If Washington can get out of the scandal business, here’s what it might get around to thinking about.
One of Congress’s biggest guns for business, Jim Talent (R-Missouri), chairman of the House committee on small business, has declared 1998 a good year and says the agenda for 1999 is even better.
Last year, he notes, Congress reauthorized funding for the U.S. Small Business Administration’s loan guarantee programs and passed some laws to reduce the paperwork burden on small business. Perhaps most significant was the acceleration of plans to allow 100 percent health insurance deductibility for the self-employed—an important measure as businesses move increasingly to outsourced and independent white collar labor.
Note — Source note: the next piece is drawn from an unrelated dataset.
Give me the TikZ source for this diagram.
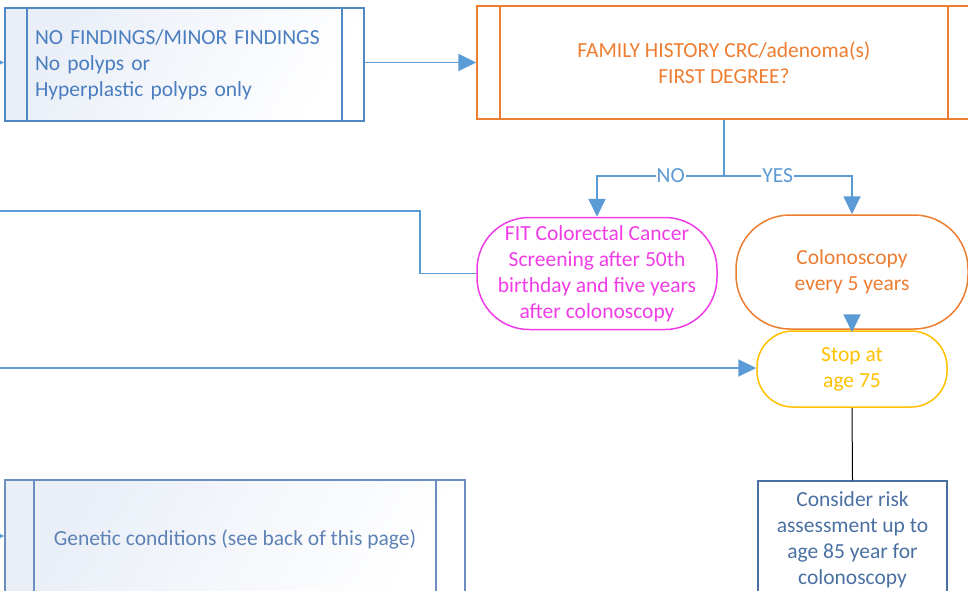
\documentclass[tikz,border=0pt]{standalone}
\usepackage{fontspec}
\setmainfont{Carlito}
\usetikzlibrary{arrows.meta, positioning}

\definecolor{findblue}{HTML}{5088C6}
\definecolor{findtext}{HTML}{4A7EC0}
\definecolor{famorange}{HTML}{ED7D31}
\definecolor{connblue}{HTML}{5B9BD5}
\definecolor{fitpink}{HTML}{F03CE6}
\definecolor{stopgold}{HTML}{FFC000}
\definecolor{genblue}{HTML}{6C8DBF}
\definecolor{gentext}{HTML}{5E82B5}
\definecolor{riskblue}{HTML}{4A70A2}
\definecolor{boxtint}{HTML}{E9EEF7}

\begin{document}
\begin{tikzpicture}[x=1pt, y=-1pt,
    every node/.style={font=\fontsize{21.5}{26}\selectfont},
    procbox/.style 2 args={draw=#1, line width=1.5pt, rectangle, inner sep=0pt,
      path picture={\draw[#1, line width=1.3pt]
        ([xshift=#2]path picture bounding box.north west) -- ([xshift=#2]path picture bounding box.south west)
        ([xshift=-#2]path picture bounding box.north east) -- ([xshift=-#2]path picture bounding box.south east);}},
    endbox/.style={draw, line width=1.5pt, rectangle, inner sep=0pt, align=center},
    conn/.style={draw=connblue, line width=1.9pt, -{Triangle[length=18pt, width=17pt]}},
    connline/.style={draw=connblue, line width=1.9pt}
  ]
  \clip (0,0) rectangle (968,590);

  % No findings
  \node[procbox={findblue}{22pt}, left color=boxtint, right color=white, shading angle=60,
    minimum width=359pt, minimum height=113pt, text width=299pt, inner xsep=30pt,
    align=left, text=findtext] (nofind) at (184.5,64.5)
    {NO FINDINGS/MINOR FINDINGS\\No polyps or\\Hyperplastic polyps only};
  \coordinate (infind) at (-30,62.5);
  \draw[conn] (infind) -- (infind -| nofind.west);

  % Family history
  \node[procbox={famorange}{23pt}, minimum width=494pt, minimum height=113pt,
    align=center, text=famorange] (famhist) at (724,62.5)
    {FAMILY HISTORY CRC/adenoma(s)\\FIRST DEGREE?};
  \draw[conn] (nofind.east |- famhist.west) -- (famhist.west);

  % Outcomes
  \node[endbox, draw=fitpink, text=fitpink, rounded corners=52pt,
    minimum width=240pt, minimum height=112pt] (fit) at (597,273.5)
    {FIT Colorectal Cancer\\Screening after 50th\\birthday and five years\\after colonoscopy};
  \node[endbox, draw=famorange, text=famorange, rounded corners=54pt,
    minimum width=232pt, minimum height=114pt] (colono) at (852,272)
    {Colonoscopy\\every 5 years};
  \node[endbox, draw=stopgold, text=stopgold, rounded corners=36pt,
    minimum width=190pt, minimum height=76pt] (stop) at (852,369)
    {Stop at\\age 75};

  \coordinate (split) at (724,176);
  \draw[connline] (famhist.south) -- (split);
  \draw[conn] (split) -| node[pos=0.21, fill=white, inner sep=1pt, text=connblue] {NO} (fit.north);
  \draw[conn] (split) -| node[pos=0.21, fill=white, inner sep=1pt, text=connblue] {YES} (colono.north);
  \draw[conn] (colono.south) -- ([yshift=-2pt]stop.north);

  % Lines from the left
  \coordinate (infit) at (-30,211);
  \coordinate (fitbend) at (420,211);
  \draw[connline] (infit) -- (fitbend) |- (fit.west);
  \coordinate (instop) at (-30,368);
  \draw[conn] (instop) -- (instop -| stop.west);

  % Risk assessment
  \node[endbox, draw=riskblue, text=riskblue, minimum width=189pt, minimum height=118pt] (risk) at (852.5,540)
    {Consider risk\\assessment up to\\age 85 year for\\colonoscopy};
  \draw[black, line width=1pt] (stop.south) -- (risk.north);

  % Genetic
  \node[procbox={genblue}{29pt}, left color=boxtint, right color=white, shading angle=60,
    minimum width=460pt, minimum height=118pt, text=gentext] (genetic) at (235,539)
    {Genetic conditions (see back of this page)};
  \coordinate (ingen) at (-30,536);
  \draw[conn] (ingen) -- (ingen -| genetic.west);
\end{tikzpicture}
\end{document}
Here are the House committee’s goals for ’99:
- Fight for a tax bill that addresses such small business interests as capital gains, death tax relief and clarification of independent contractor status. All have been addressed in some fashion over the last few years, but not to the extent the business lobby desires.
- Continue to fight for regulatory relief and make government agencies accountable for regulations burdening small businesses. Also looking at ways to improve the system.
- Help small businesses become Y2K compliant. A survey by the National Federation of Independent Business concluded that only 41 percent of small businesses had taken action or planned to take action on potential Y2K problems.
- With more than 42 million Americans without health care—and more than 75 percent of them working for small employers—the committee plans to increase access to affordable health care through association health plans that allow businesses to pool their purchasing.
- The committee will tend to low income communities. The American Community Renewal Act of 1996 (sponsored by Talent), authorized enterprise zones and creation of public/private partnerships to cut capital gains taxes and reduce red tape in blighted areas. Talent now hopes to increase the role of small business in these communities.
- Continue making the SBA more efficient and useful to small businesses.